Specific Safety Issues With Ogen
Warnings and precautions to be aware of prior to using Ogen include the following:
- Ogen should never be used to prevent heart disease (see Hormone Replacement Therapy and Heart Health for more information), as it is not effective for this use.
- For women who still have a uterus (who have not had a hysterectomy), taking Ogen alone (without a progestin) increases the risk of endometrial cancer (cancer of the lining of the uterus). Women who still have a uterus should take Ogen with a progestin medication.
- Let your healthcare provider know if you have abnormal vaginal bleeding, such as heavy bleeding or bleeding between periods, while taking Ogen, as this may be a sign of precancerous or cancerous changes in the uterus. Your healthcare provider can perform the necessary tests to rule out cancer.
- Studies have shown that estrogen hormone replacement therapy increases the risk of strokes and blood clots in the legs.
- Your healthcare provider should make sure that you are appropriately treated for any risk factors for heart disease or blood clots before you take Ogen. Possible risk factors include:
- When possible, Ogen should be stopped four to six weeks before many surgeries in order to help prevent blood clots.
- Estrogen drugs, with or without a progestin, may increase the risk of breast cancer. Proper screening and monitoring as determined by your healthcare provider, such as yearly mammograms and monthly self breast exams, is recommended.
- Estrogen drugs, with or without a progestin, seem to increase the risk of dementia. In no case should Ogen be used to prevent or treat dementia, as it is not effective for this use.
- Ogen may worsen epilepsy, porphyria, asthma, diabetes, migraine headaches, lupus, and hepatic hemangiomas.
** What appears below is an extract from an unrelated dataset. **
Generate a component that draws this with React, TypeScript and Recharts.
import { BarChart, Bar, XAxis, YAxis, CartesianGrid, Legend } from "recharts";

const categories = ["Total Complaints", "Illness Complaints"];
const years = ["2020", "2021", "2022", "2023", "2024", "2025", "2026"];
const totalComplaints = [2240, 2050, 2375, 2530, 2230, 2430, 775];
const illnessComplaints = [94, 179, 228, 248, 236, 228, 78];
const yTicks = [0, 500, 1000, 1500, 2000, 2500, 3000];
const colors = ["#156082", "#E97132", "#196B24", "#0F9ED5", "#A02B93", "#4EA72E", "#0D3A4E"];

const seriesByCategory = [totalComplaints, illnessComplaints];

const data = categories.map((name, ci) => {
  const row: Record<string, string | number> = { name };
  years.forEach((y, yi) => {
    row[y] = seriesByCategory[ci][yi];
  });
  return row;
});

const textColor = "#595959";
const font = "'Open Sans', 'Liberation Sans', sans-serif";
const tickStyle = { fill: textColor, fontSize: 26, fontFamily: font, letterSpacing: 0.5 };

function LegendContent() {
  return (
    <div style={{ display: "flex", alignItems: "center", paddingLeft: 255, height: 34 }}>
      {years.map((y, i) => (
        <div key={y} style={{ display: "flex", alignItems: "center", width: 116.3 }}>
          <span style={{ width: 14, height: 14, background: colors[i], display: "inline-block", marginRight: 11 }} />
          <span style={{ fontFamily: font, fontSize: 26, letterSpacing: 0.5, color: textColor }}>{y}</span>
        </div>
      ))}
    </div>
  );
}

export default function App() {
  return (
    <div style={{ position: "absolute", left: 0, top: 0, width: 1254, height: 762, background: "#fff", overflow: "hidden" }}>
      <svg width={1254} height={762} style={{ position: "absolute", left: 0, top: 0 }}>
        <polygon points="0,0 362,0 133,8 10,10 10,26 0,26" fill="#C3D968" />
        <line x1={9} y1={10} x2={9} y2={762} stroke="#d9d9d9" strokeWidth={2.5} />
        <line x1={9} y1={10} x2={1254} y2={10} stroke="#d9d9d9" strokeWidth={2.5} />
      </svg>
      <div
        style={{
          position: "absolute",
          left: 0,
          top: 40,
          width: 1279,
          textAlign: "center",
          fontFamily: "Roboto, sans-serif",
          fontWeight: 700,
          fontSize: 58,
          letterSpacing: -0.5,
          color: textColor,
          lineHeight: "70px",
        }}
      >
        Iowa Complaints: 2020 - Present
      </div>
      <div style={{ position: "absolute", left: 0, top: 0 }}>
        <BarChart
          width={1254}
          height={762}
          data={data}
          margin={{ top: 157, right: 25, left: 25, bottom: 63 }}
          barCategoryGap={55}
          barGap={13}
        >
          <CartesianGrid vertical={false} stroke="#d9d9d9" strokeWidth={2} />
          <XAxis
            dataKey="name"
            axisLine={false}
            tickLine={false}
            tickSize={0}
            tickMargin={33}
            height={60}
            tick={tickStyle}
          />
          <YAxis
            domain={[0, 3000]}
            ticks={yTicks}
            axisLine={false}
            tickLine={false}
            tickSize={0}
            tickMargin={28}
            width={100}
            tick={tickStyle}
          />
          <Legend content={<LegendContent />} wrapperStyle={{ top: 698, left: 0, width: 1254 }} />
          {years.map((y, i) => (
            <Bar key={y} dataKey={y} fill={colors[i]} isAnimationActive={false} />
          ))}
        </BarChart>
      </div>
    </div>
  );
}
- Women who take estrogen have an increased risk for gallbladder disease.
- Let your healthcare provider know right away if you notice any vision changes while taking the drug. This can signal a blood clot in the retina, a possible side effect of Ogen.
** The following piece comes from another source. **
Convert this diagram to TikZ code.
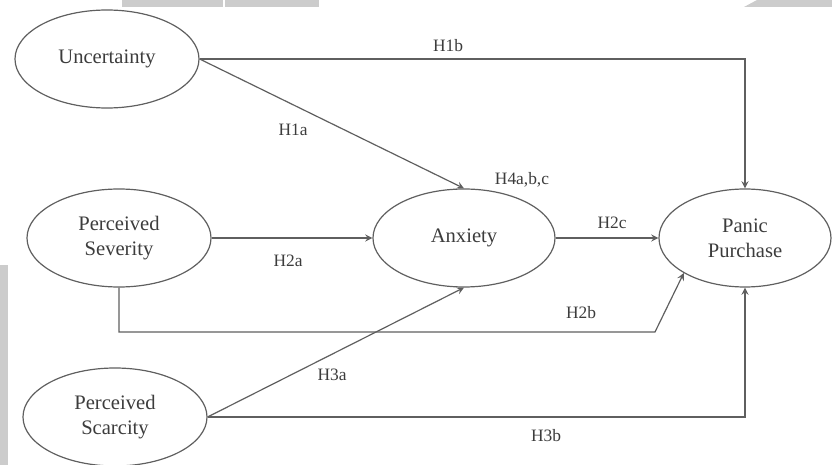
\documentclass[tikz,border=0pt]{standalone}
\usepackage{fontspec}
\setmainfont{Liberation Serif}
\usepackage{tikz}
\usetikzlibrary{calc, positioning, arrows, shapes.geometric}
\definecolor{ink}{RGB}{60,60,60}
\definecolor{edge}{RGB}{95,95,95}
\definecolor{smudge}{RGB}{204,204,204}
\tikzstyle{var}=[draw=edge, line width=0.6pt, shape=ellipse, inner sep=0pt, minimum width=92pt, minimum height=49pt, align=center, text=ink, font=\fontsize{10.3}{12.5}\selectfont]
\tikzstyle{hyp}=[inner sep=1pt, text=ink, font=\fontsize{8.7}{10}\selectfont]
\tikzstyle{path}=[draw=edge, line width=0.6pt]
\tikzset{>=stealth}

\begin{document}
\begin{tikzpicture}[x=0.5pt, y=-0.5pt]
\useasboundingbox (0,0) rectangle (832,465);
% the grey bits at the edges
\fill[smudge] (122,0) rectangle (223,7);
\fill[smudge] (225,0) rectangle (319,7);
\fill[smudge] (744,7) -- (757,0) -- (832,0) -- (832,7) -- cycle;
\fill[smudge] (0,265) rectangle (8,465);
% the constructs
\node[var] (unc) at (107, 59) {Uncertainty};
\node[var] (sev) at (119, 238) {Perceived\\Severity};
\node[var] (sca) at (115, 417) {Perceived\\Scarcity};
\node[var, minimum width=91pt] (anx) at (464, 238) {Anxiety};
\node[var, minimum width=86pt] (pp) at (745, 238) {Panic\\Purchase};
% the paths
\coordinate (kink) at (655, 332);
\draw[path, ->] (unc.east) -| (pp.north);
\draw[path, ->] (unc.east) -- (anx.north);
\draw[path, ->] (sev.east) -- (anx.west);
\draw[path, ->] (anx.east) -- (pp.west);
\draw[path, ->] (sev.south) |- (kink) -- (pp.south west);
\draw[path, ->] (sca.east) -- (anx.south);
\draw[path, ->] (sca.east) -| (pp.south);
% the hypotheses
\node[hyp] (h1b) at (448, 46) {H1b};
\node[hyp] (h1a) at (293, 130) {H1a};
\node[hyp] (h4) at (522, 180) {H4a,b,c};
\node[hyp] (h2a) at (288, 261) {H2a};
\node[hyp] (h2c) at (612, 223) {H2c};
\node[hyp] (h2b) at (581, 313) {H2b};
\node[hyp] (h3a) at (332, 375) {H3a};
\node[hyp] (h3b) at (546, 436) {H3b};
\end{tikzpicture}
\end{document}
- Ogen can cause high blood pressure (hypertension) or high triglycerides in some women. Your healthcare provider should monitor you for these problems while you are taking the drug.
- If you have had jaundice (yellowing of the whites of the eyes or skin) due to estrogens or pregnancy in the past, Ogen could cause similar problems to recur. If this happens, your healthcare provider will probably advise you to stop taking it.
- If you have an underactive thyroid (hypothyroidism), Ogen may increase your body's requirement for thyroid hormones. Your healthcare provider should monitor you and adjust the dose of your thyroid medications as necessary.
- Ogen can cause fluid retention. This can cause problems for people with congestive heart failure (CHF) or kidney problems.
- The medication should be used with caution in people who have low calcium levels in the blood (known medically as hypocalcemia).
- It is not clear if Ogen increases the risk of ovarian cancer. Some studies have shown an increased risk, while others have not.
- The medication can make endometriosis symptoms worse.
- Ogen can interact with a number of different medications (see Ogen Drug Interactions).
- Ogen should not be used during pregnancy (see Ogen and Pregnancy).
- Ogen does pass through breast milk. Therefore, if you are breastfeeding or plan to start, discuss this with your healthcare provider prior to taking the drug (see Ogen and Breastfeeding).